Short problem – Output the records exactly as they appear, with no pictures included.
#### Exercise material ####
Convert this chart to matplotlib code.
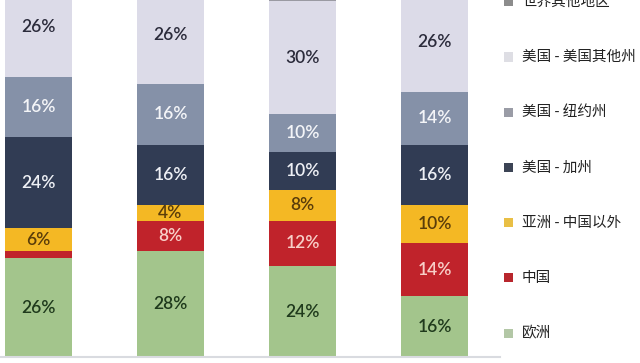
import matplotlib
matplotlib.use("Agg")
import matplotlib.pyplot as plt
from matplotlib.patches import Rectangle
import numpy as np

plt.rcParams['font.family'] = ['Noto Sans CJK SC', 'DejaVu Sans']

# Stacking order, bottom to top
regions = ["欧洲", "中国", "亚洲 - 中国以外", "美国 - 加州",
           "美国 - 纽约州", "美国 - 美国其他州", "世界其他地区"]
europe      = [26, 28, 24, 16]
china       = [2, 8, 12, 14]
asia_ex_cn  = [6, 4, 8, 10]
us_ca       = [24, 16, 10, 16]
us_ny       = [16, 16, 10, 14]
us_other    = [26, 26, 30, 26]
rest_world  = [0, 2, 6, 4]
series = [europe, china, asia_ex_cn, us_ca, us_ny, us_other, rest_world]
labelled = [True, True, True, True, True, True, False]

colors = ["#a3c58c", "#c0232b", "#f4b824", "#313c54",
          "#8591a8", "#dcdbe8", "#9a9aa2"]
text_colors = ["#1f3a1c", "#f8cfc8", "#5a3d0a", "#eef0f5",
               "#f4f5f8", "#2b2b3b", "#2b2b3b"]
legend_colors = ["#b3c7a6", "#b8262d", "#e9bf45", "#3c4455",
                 "#9a9ca6", "#dedee4", "#8c8c8c"]

W, H = 640, 363
fig = plt.figure(figsize=(W / 100, H / 100), dpi=100)
ax = fig.add_axes([0, 6 / H, 500 / W, 357 / H])

x = np.arange(len(europe))
bottom = np.zeros(len(x))
for vals, col, tcol, lab in zip(series, colors, text_colors, labelled):
    vals = np.array(vals, dtype=float)
    ax.bar(x, vals, width=0.508, bottom=bottom, color=col, linewidth=0)
    if lab:
        for xi, v, b in zip(x, vals, bottom):
            if v >= 3:
                ax.text(xi, b + v / 2, f"{int(v)}%", ha="center", va="center",
                        fontsize=12.5, fontweight="semibold", color=tcol,
                        family="Lato", clip_on=True)
    bottom += vals

ax.set_xlim(-0.292, 3.496)
ax.set_ylim(0, 94.2)
ax.set_xticks([])
ax.set_yticks([])
for s in ("top", "left", "right"):
    ax.spines[s].set_visible(False)
ax.spines["bottom"].set_color("#d9dbe0")
ax.spines["bottom"].set_linewidth(1.5)

# Legend, top entry first
pitch = 55.2
for i, (name, lc) in enumerate(zip(regions[::-1], legend_colors[::-1])):
    yc = 1.8 + i * pitch
    fig.add_artist(Rectangle((504 / W, 1 - (yc + 4.5) / H), 9 / W, 9 / H,
                             transform=fig.transFigure, color=lc, lw=0))
    fig.text(522 / W, 1 - yc / H, name, ha="left", va="center",
             fontsize=10.5, color="#222222")

fig.savefig("out.png", dpi=100)
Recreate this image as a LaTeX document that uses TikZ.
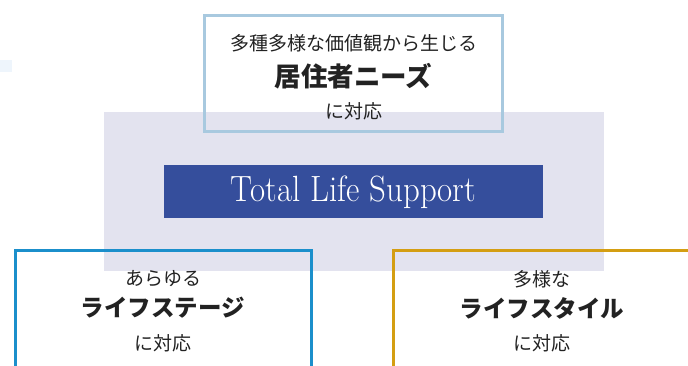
\documentclass[tikz,border=0pt]{standalone}
\usepackage{fontspec}
\newfontfamily\jp{Noto Sans CJK JP}
\definecolor{lav}{HTML}{E3E3EF}
\definecolor{topb}{HTML}{A8C9DF}
\definecolor{leftb}{HTML}{1B8FCB}
\definecolor{rightb}{HTML}{D49E12}
\definecolor{navy}{HTML}{354E9C}
\definecolor{pale}{HTML}{EEF5FC}
\definecolor{ink}{HTML}{222222}
\tikzset{
  frame/.style={line width=3pt},
  small/.style={font=\jp\fontsize{19}{21}\selectfont, text=ink, inner sep=0pt},
  big/.style={font=\jp\bfseries\fontsize{23.5}{26}\selectfont, text=ink, inner sep=0pt},
}
\begin{document}
\begin{tikzpicture}[x=1pt,y=-1pt]
\useasboundingbox (0,0) rectangle (688,366);
\fill[pale] (0,60) rectangle (12,72);
\fill[lav] (104,112) rectangle (604,271);
\fill[navy] (164,165) rectangle (543,218);
\node[text=white, inner sep=0pt] (tls) at (353.5,192) {\scalebox{0.9}[1]{\fontsize{36.5}{40}\selectfont Total Life Support}};
% top box
\draw[frame, topb] (204.5,15.5) rectangle (502.5,131.5);
\node[small] (t1) at (353.5,43) {多種多様な価値観から生じる};
\node[big, font=\jp\bfseries\fontsize{26.5}{28}\selectfont] (t2) at (353.5,76) {居住者ニーズ};
\node[small] (t3) at (353.5,111) {に対応};
% left box
\draw[frame, leftb] (15.5,380) -- (15.5,250.5) -- (311.5,250.5) -- (311.5,380);
\node[small] (l1) at (163,279) {あらゆる};
\node[big] (l2) at (163,308) {ライフステージ};
\node[small] (l3) at (163,343) {に対応};
% right box
\draw[frame, rightb] (393.5,380) -- (393.5,250.5) -- (700,250.5);
\node[small] (r1) at (542,279) {多様な};
\node[big] (r2) at (542,308) {ライフスタイル};
\node[small] (r3) at (542,343) {に対応};
\end{tikzpicture}
\end{document}
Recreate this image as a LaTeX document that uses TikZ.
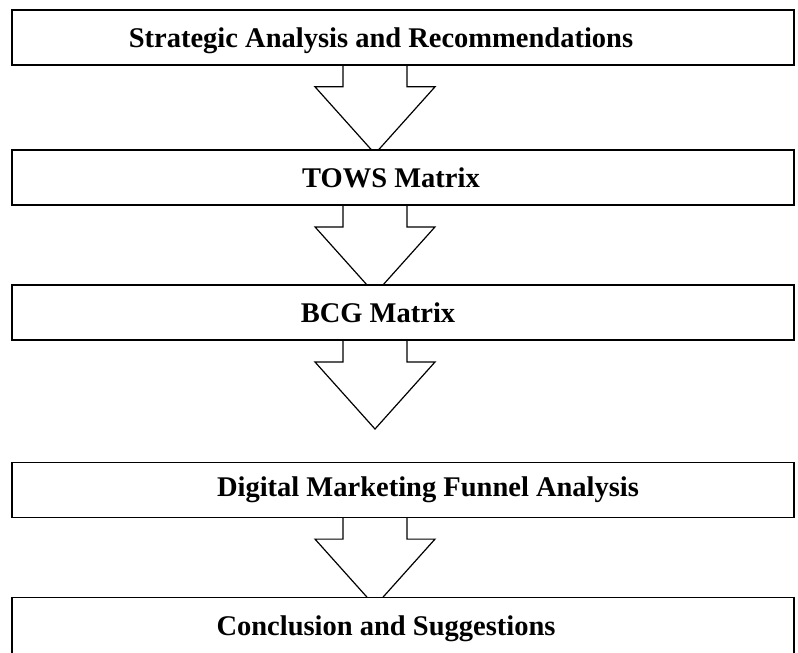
\documentclass[tikz,border=0pt]{standalone}
\usepackage{fontspec}
\setmainfont{Liberation Serif}
\usepackage{tikz}
\usetikzlibrary{positioning,backgrounds}
\tikzset{
  stage/.style={draw, line width=1.6pt, fill=white, minimum width=782pt, minimum height=55pt, inner sep=0pt},
  title/.style={font=\fontsize{28.5}{34}\selectfont\bfseries, inner sep=0pt},
  blockarr/.style={draw, line width=1.2pt, fill=white, line join=miter}
}
% hollow block arrow hanging under a stage box
\newcommand{\stagearrow}[1]{%
  \draw[blockarr] ([xshift=-60pt]#1.south) -- ++(0,-21pt) -- ++(-28pt,0) -- ++(60pt,-67pt)
    -- ++(60pt,67pt) -- ++(-28pt,0) -- ++(0,21pt);}

\begin{document}
\begin{tikzpicture}
  \useasboundingbox (0,0) rectangle (798pt,-653pt);
  \clip (0,0) rectangle (798pt,-653pt);
  \node[stage] (b1) at (403pt,-37.5pt) {};
  \node[stage, below=83.5pt of b1] (b2) {};
  \node[stage, below=78.5pt of b2] (b3) {};
  \node[stage, below=120.5pt of b3] (b4) {};
  \node[stage, below=78.5pt of b4, minimum height=62pt] (b5) {};
  \node[title] (t1) at ([xshift=-22pt,yshift=-3pt]b1.center) {Strategic Analysis and Recommendations};
  \node[title] (t2) at ([xshift=-12pt]b2.center) {TOWS Matrix};
  \node[title] (t3) at ([xshift=-25pt]b3.center) {BCG Matrix};
  \node[title] (t4) at ([xshift=25pt]b4.center) {Digital Marketing Funnel Analysis};
  \node[title] (t5) at ([xshift=-17pt]b5.center) {Conclusion and Suggestions};
  \begin{scope}[on background layer]
    \stagearrow{b1}
    \stagearrow{b2}
    \stagearrow{b3}
    \stagearrow{b4}
  \end{scope}
\end{tikzpicture}
\end{document}
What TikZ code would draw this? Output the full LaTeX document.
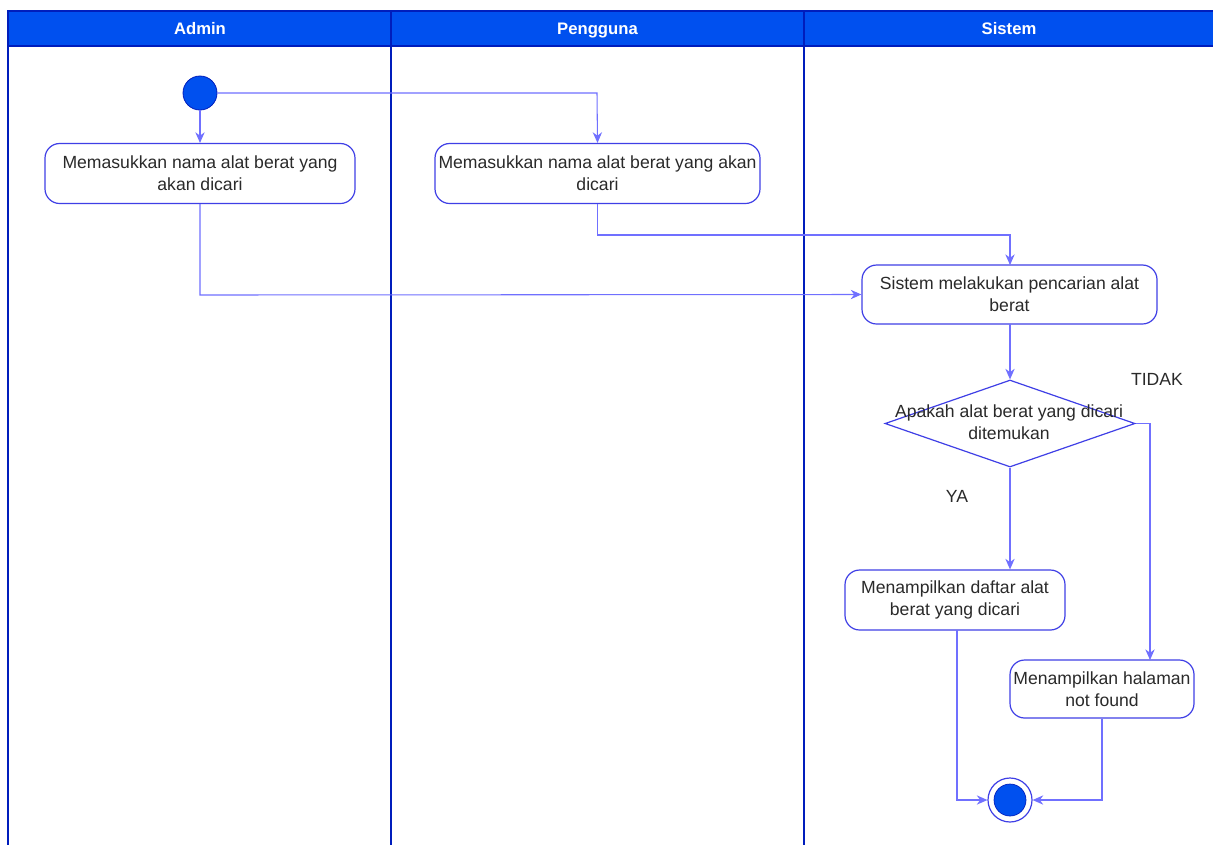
####
Task solution –
Convert this chart to matplotlib code.
import matplotlib
matplotlib.use("Agg")
import matplotlib.pyplot as plt
from matplotlib.patches import Rectangle
import numpy as np

plt.rcParams['font.family'] = ['Noto Sans CJK SC', 'DejaVu Sans']

# Stacking order, bottom to top
regions = ["欧洲", "中国", "亚洲 - 中国以外", "美国 - 加州",
           "美国 - 纽约州", "美国 - 美国其他州", "世界其他地区"]
europe      = [26, 28, 24, 16]
china       = [2, 8, 12, 14]
asia_ex_cn  = [6, 4, 8, 10]
us_ca       = [24, 16, 10, 16]
us_ny       = [16, 16, 10, 14]
us_other    = [26, 26, 30, 26]
rest_world  = [0, 2, 6, 4]
series = [europe, china, asia_ex_cn, us_ca, us_ny, us_other, rest_world]
labelled = [True, True, True, True, True, True, False]

colors = ["#a3c58c", "#c0232b", "#f4b824", "#313c54",
          "#8591a8", "#dcdbe8", "#9a9aa2"]
text_colors = ["#1f3a1c", "#f8cfc8", "#5a3d0a", "#eef0f5",
               "#f4f5f8", "#2b2b3b", "#2b2b3b"]
legend_colors = ["#b3c7a6", "#b8262d", "#e9bf45", "#3c4455",
                 "#9a9ca6", "#dedee4", "#8c8c8c"]

W, H = 640, 363
fig = plt.figure(figsize=(W / 100, H / 100), dpi=100)
ax = fig.add_axes([0, 6 / H, 500 / W, 357 / H])

x = np.arange(len(europe))
bottom = np.zeros(len(x))
for vals, col, tcol, lab in zip(series, colors, text_colors, labelled):
    vals = np.array(vals, dtype=float)
    ax.bar(x, vals, width=0.508, bottom=bottom, color=col, linewidth=0)
    if lab:
        for xi, v, b in zip(x, vals, bottom):
            if v >= 3:
                ax.text(xi, b + v / 2, f"{int(v)}%", ha="center", va="center",
                        fontsize=12.5, fontweight="semibold", color=tcol,
                        family="Lato", clip_on=True)
    bottom += vals

ax.set_xlim(-0.292, 3.496)
ax.set_ylim(0, 94.2)
ax.set_xticks([])
ax.set_yticks([])
for s in ("top", "left", "right"):
    ax.spines[s].set_visible(False)
ax.spines["bottom"].set_color("#d9dbe0")
ax.spines["bottom"].set_linewidth(1.5)

# Legend, top entry first
pitch = 55.2
for i, (name, lc) in enumerate(zip(regions[::-1], legend_colors[::-1])):
    yc = 1.8 + i * pitch
    fig.add_artist(Rectangle((504 / W, 1 - (yc + 4.5) / H), 9 / W, 9 / H,
                             transform=fig.transFigure, color=lc, lw=0))
    fig.text(522 / W, 1 - yc / H, name, ha="left", va="center",
             fontsize=10.5, color="#222222")

fig.savefig("out.png", dpi=100)
Recreate this image as a LaTeX document that uses TikZ.
\documentclass[tikz,border=0pt]{standalone}
\usepackage{fontspec}
\newfontfamily\jp{Noto Sans CJK JP}
\definecolor{lav}{HTML}{E3E3EF}
\definecolor{topb}{HTML}{A8C9DF}
\definecolor{leftb}{HTML}{1B8FCB}
\definecolor{rightb}{HTML}{D49E12}
\definecolor{navy}{HTML}{354E9C}
\definecolor{pale}{HTML}{EEF5FC}
\definecolor{ink}{HTML}{222222}
\tikzset{
  frame/.style={line width=3pt},
  small/.style={font=\jp\fontsize{19}{21}\selectfont, text=ink, inner sep=0pt},
  big/.style={font=\jp\bfseries\fontsize{23.5}{26}\selectfont, text=ink, inner sep=0pt},
}
\begin{document}
\begin{tikzpicture}[x=1pt,y=-1pt]
\useasboundingbox (0,0) rectangle (688,366);
\fill[pale] (0,60) rectangle (12,72);
\fill[lav] (104,112) rectangle (604,271);
\fill[navy] (164,165) rectangle (543,218);
\node[text=white, inner sep=0pt] (tls) at (353.5,192) {\scalebox{0.9}[1]{\fontsize{36.5}{40}\selectfont Total Life Support}};
% top box
\draw[frame, topb] (204.5,15.5) rectangle (502.5,131.5);
\node[small] (t1) at (353.5,43) {多種多様な価値観から生じる};
\node[big, font=\jp\bfseries\fontsize{26.5}{28}\selectfont] (t2) at (353.5,76) {居住者ニーズ};
\node[small] (t3) at (353.5,111) {に対応};
% left box
\draw[frame, leftb] (15.5,380) -- (15.5,250.5) -- (311.5,250.5) -- (311.5,380);
\node[small] (l1) at (163,279) {あらゆる};
\node[big] (l2) at (163,308) {ライフステージ};
\node[small] (l3) at (163,343) {に対応};
% right box
\draw[frame, rightb] (393.5,380) -- (393.5,250.5) -- (700,250.5);
\node[small] (r1) at (542,279) {多様な};
\node[big] (r2) at (542,308) {ライフスタイル};
\node[small] (r3) at (542,343) {に対応};
\end{tikzpicture}
\end{document}
Recreate this image as a LaTeX document that uses TikZ.
\documentclass[tikz,border=0pt]{standalone}
\usepackage{fontspec}
\setmainfont{Liberation Serif}
\usepackage{tikz}
\usetikzlibrary{positioning,backgrounds}
\tikzset{
  stage/.style={draw, line width=1.6pt, fill=white, minimum width=782pt, minimum height=55pt, inner sep=0pt},
  title/.style={font=\fontsize{28.5}{34}\selectfont\bfseries, inner sep=0pt},
  blockarr/.style={draw, line width=1.2pt, fill=white, line join=miter}
}
% hollow block arrow hanging under a stage box
\newcommand{\stagearrow}[1]{%
  \draw[blockarr] ([xshift=-60pt]#1.south) -- ++(0,-21pt) -- ++(-28pt,0) -- ++(60pt,-67pt)
    -- ++(60pt,67pt) -- ++(-28pt,0) -- ++(0,21pt);}

\begin{document}
\begin{tikzpicture}
  \useasboundingbox (0,0) rectangle (798pt,-653pt);
  \clip (0,0) rectangle (798pt,-653pt);
  \node[stage] (b1) at (403pt,-37.5pt) {};
  \node[stage, below=83.5pt of b1] (b2) {};
  \node[stage, below=78.5pt of b2] (b3) {};
  \node[stage, below=120.5pt of b3] (b4) {};
  \node[stage, below=78.5pt of b4, minimum height=62pt] (b5) {};
  \node[title] (t1) at ([xshift=-22pt,yshift=-3pt]b1.center) {Strategic Analysis and Recommendations};
  \node[title] (t2) at ([xshift=-12pt]b2.center) {TOWS Matrix};
  \node[title] (t3) at ([xshift=-25pt]b3.center) {BCG Matrix};
  \node[title] (t4) at ([xshift=25pt]b4.center) {Digital Marketing Funnel Analysis};
  \node[title] (t5) at ([xshift=-17pt]b5.center) {Conclusion and Suggestions};
  \begin{scope}[on background layer]
    \stagearrow{b1}
    \stagearrow{b2}
    \stagearrow{b3}
    \stagearrow{b4}
  \end{scope}
\end{tikzpicture}
\end{document}
What TikZ code would draw this? Output the full LaTeX document.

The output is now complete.